Will you output all of the data below exactly, omitting the images?

## begin Data excerpt

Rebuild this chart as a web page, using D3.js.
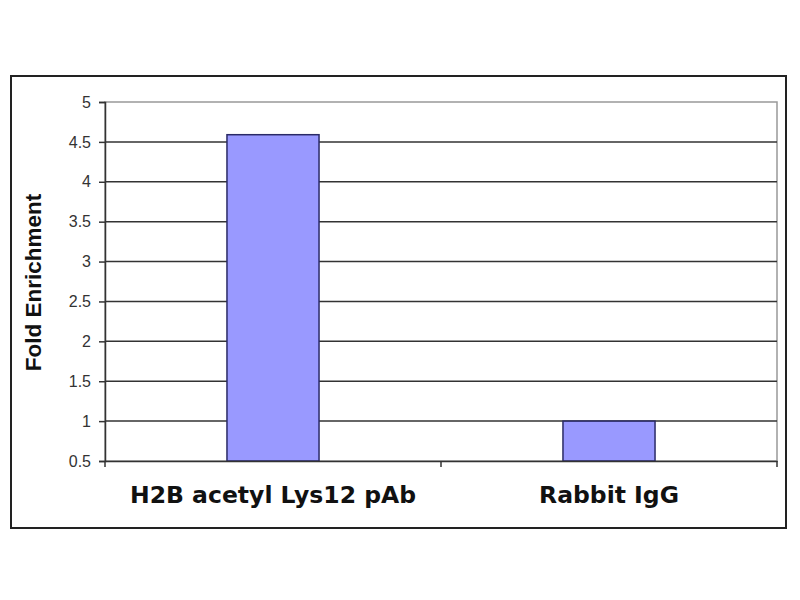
<!DOCTYPE html>
<html><head><meta charset="utf-8">
<script src="https://cdn.jsdelivr.net/npm/d3@7"></script>
<style>body{margin:0;background:#fff}</style>
</head><body>
<script>
const categories = ["H2B acetyl Lys12 pAb", "Rabbit IgG"];
const values = [4.59, 1.0];
const yTicks = [0.5, 1, 1.5, 2, 2.5, 3, 3.5, 4, 4.5, 5];
const yTitle = "Fold Enrichment";

const W = 800, H = 600;
const svg = d3.select("body").append("svg").attr("width", W).attr("height", H);
svg.append("rect").attr("width", W).attr("height", H).attr("fill", "#fff");

// outer chart border
svg.append("rect").attr("x", 11).attr("y", 76).attr("width", 775).attr("height", 452)
  .attr("fill", "none").attr("stroke", "#222").attr("stroke-width", 2);

const m = {left: 105, top: 102, right: 777, bottom: 461};
const x = d3.scaleBand().domain(categories).range([m.left, m.right]).paddingInner(0.726).paddingOuter(0.363);
const y = d3.scaleLinear().domain([0.5, 5]).range([m.bottom, m.top]);

// plot area border (gray)
svg.append("rect").attr("x", m.left).attr("y", m.top).attr("width", m.right - m.left).attr("height", m.bottom - m.top)
  .attr("fill", "none").attr("stroke", "#999").attr("stroke-width", 1.5);

// gridlines
svg.append("g").selectAll("line").data(yTicks.filter(d => d > 0.5 && d < 5)).join("line")
  .attr("x1", m.left).attr("x2", m.right)
  .attr("y1", d => y(d)).attr("y2", d => y(d))
  .attr("stroke", "#333").attr("stroke-width", 1.5);

// bars
svg.append("g").selectAll("rect").data(categories).join("rect")
  .attr("x", d => x(d)).attr("width", x.bandwidth())
  .attr("y", (d, i) => y(values[i])).attr("height", (d, i) => y(0.5) - y(values[i]))
  .attr("fill", "#9999ff").attr("stroke", "#2a2a66").attr("stroke-width", 1.5);

// y axis
const yAxis = svg.append("g").attr("transform", `translate(${m.left},0)`)
  .call(d3.axisLeft(y).tickValues(yTicks).tickSize(6).tickPadding(8).tickFormat(d3.format("")));
yAxis.select(".domain").attr("stroke", "#333").attr("stroke-width", 1.5);
yAxis.selectAll(".tick line").attr("stroke", "#333").attr("stroke-width", 1.5);
yAxis.selectAll("text").attr("font-family", "Liberation Sans, Arial, sans-serif").attr("font-size", 16).attr("fill", "#333");

// x axis
const xAxis = svg.append("g").attr("transform", `translate(0,${m.bottom})`)
  .call(d3.axisBottom(x).tickSize(0));
xAxis.select(".domain").attr("stroke", "#333").attr("stroke-width", 1.5);
xAxis.selectAll("text").attr("y", 42).attr("dy", 0)
  .attr("font-family", "DejaVu Sans, Verdana, sans-serif").attr("font-weight", "bold")
  .attr("font-size", 23.5).attr("fill", "#111");
// category boundary ticks
const bounds = [m.left, (m.left + m.right) / 2, m.right];
svg.append("g").selectAll("line").data(bounds).join("line")
  .attr("x1", d => d).attr("x2", d => d).attr("y1", m.bottom).attr("y2", m.bottom + 6)
  .attr("stroke", "#333").attr("stroke-width", 1.5);

// y title
svg.append("text").attr("transform", `translate(41,${(m.top + m.bottom) / 2 + 1}) rotate(-90)`)
  .attr("text-anchor", "middle").attr("font-family", "Liberation Sans, Arial, sans-serif")
  .attr("font-weight", "bold").attr("font-size", 22.5).attr("fill", "#111").text(yTitle);
</script>
</body></html>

## end Data excerpt

- **Result of this task**
Rebuild this chart as a web page, using D3.js.
<!DOCTYPE html>
<html><head><meta charset="utf-8">
<script src="https://cdn.jsdelivr.net/npm/d3@7"></script>
<style>body{margin:0;background:#fff}</style>
</head><body>
<script>
const categories = ["H2B acetyl Lys12 pAb", "Rabbit IgG"];
const values = [4.59, 1.0];
const yTicks = [0.5, 1, 1.5, 2, 2.5, 3, 3.5, 4, 4.5, 5];
const yTitle = "Fold Enrichment";

const W = 800, H = 600;
const svg = d3.select("body").append("svg").attr("width", W).attr("height", H);
svg.append("rect").attr("width", W).attr("height", H).attr("fill", "#fff");

// outer chart border
svg.append("rect").attr("x", 11).attr("y", 76).attr("width", 775).attr("height", 452)
  .attr("fill", "none").attr("stroke", "#222").attr("stroke-width", 2);

const m = {left: 105, top: 102, right: 777, bottom: 461};
const x = d3.scaleBand().domain(categories).range([m.left, m.right]).paddingInner(0.726).paddingOuter(0.363);
const y = d3.scaleLinear().domain([0.5, 5]).range([m.bottom, m.top]);

// plot area border (gray)
svg.append("rect").attr("x", m.left).attr("y", m.top).attr("width", m.right - m.left).attr("height", m.bottom - m.top)
  .attr("fill", "none").attr("stroke", "#999").attr("stroke-width", 1.5);

// gridlines
svg.append("g").selectAll("line").data(yTicks.filter(d => d > 0.5 && d < 5)).join("line")
  .attr("x1", m.left).attr("x2", m.right)
  .attr("y1", d => y(d)).attr("y2", d => y(d))
  .attr("stroke", "#333").attr("stroke-width", 1.5);

// bars
svg.append("g").selectAll("rect").data(categories).join("rect")
  .attr("x", d => x(d)).attr("width", x.bandwidth())
  .attr("y", (d, i) => y(values[i])).attr("height", (d, i) => y(0.5) - y(values[i]))
  .attr("fill", "#9999ff").attr("stroke", "#2a2a66").attr("stroke-width", 1.5);

// y axis
const yAxis = svg.append("g").attr("transform", `translate(${m.left},0)`)
  .call(d3.axisLeft(y).tickValues(yTicks).tickSize(6).tickPadding(8).tickFormat(d3.format("")));
yAxis.select(".domain").attr("stroke", "#333").attr("stroke-width", 1.5);
yAxis.selectAll(".tick line").attr("stroke", "#333").attr("stroke-width", 1.5);
yAxis.selectAll("text").attr("font-family", "Liberation Sans, Arial, sans-serif").attr("font-size", 16).attr("fill", "#333");

// x axis
const xAxis = svg.append("g").attr("transform", `translate(0,${m.bottom})`)
  .call(d3.axisBottom(x).tickSize(0));
xAxis.select(".domain").attr("stroke", "#333").attr("stroke-width", 1.5);
xAxis.selectAll("text").attr("y", 42).attr("dy", 0)
  .attr("font-family", "DejaVu Sans, Verdana, sans-serif").attr("font-weight", "bold")
  .attr("font-size", 23.5).attr("fill", "#111");
// category boundary ticks
const bounds = [m.left, (m.left + m.right) / 2, m.right];
svg.append("g").selectAll("line").data(bounds).join("line")
  .attr("x1", d => d).attr("x2", d => d).attr("y1", m.bottom).attr("y2", m.bottom + 6)
  .attr("stroke", "#333").attr("stroke-width", 1.5);

// y title
svg.append("text").attr("transform", `translate(41,${(m.top + m.bottom) / 2 + 1}) rotate(-90)`)
  .attr("text-anchor", "middle").attr("font-family", "Liberation Sans, Arial, sans-serif")
  .attr("font-weight", "bold").attr("font-size", 22.5).attr("fill", "#111").text(yTitle);
</script>
</body></html>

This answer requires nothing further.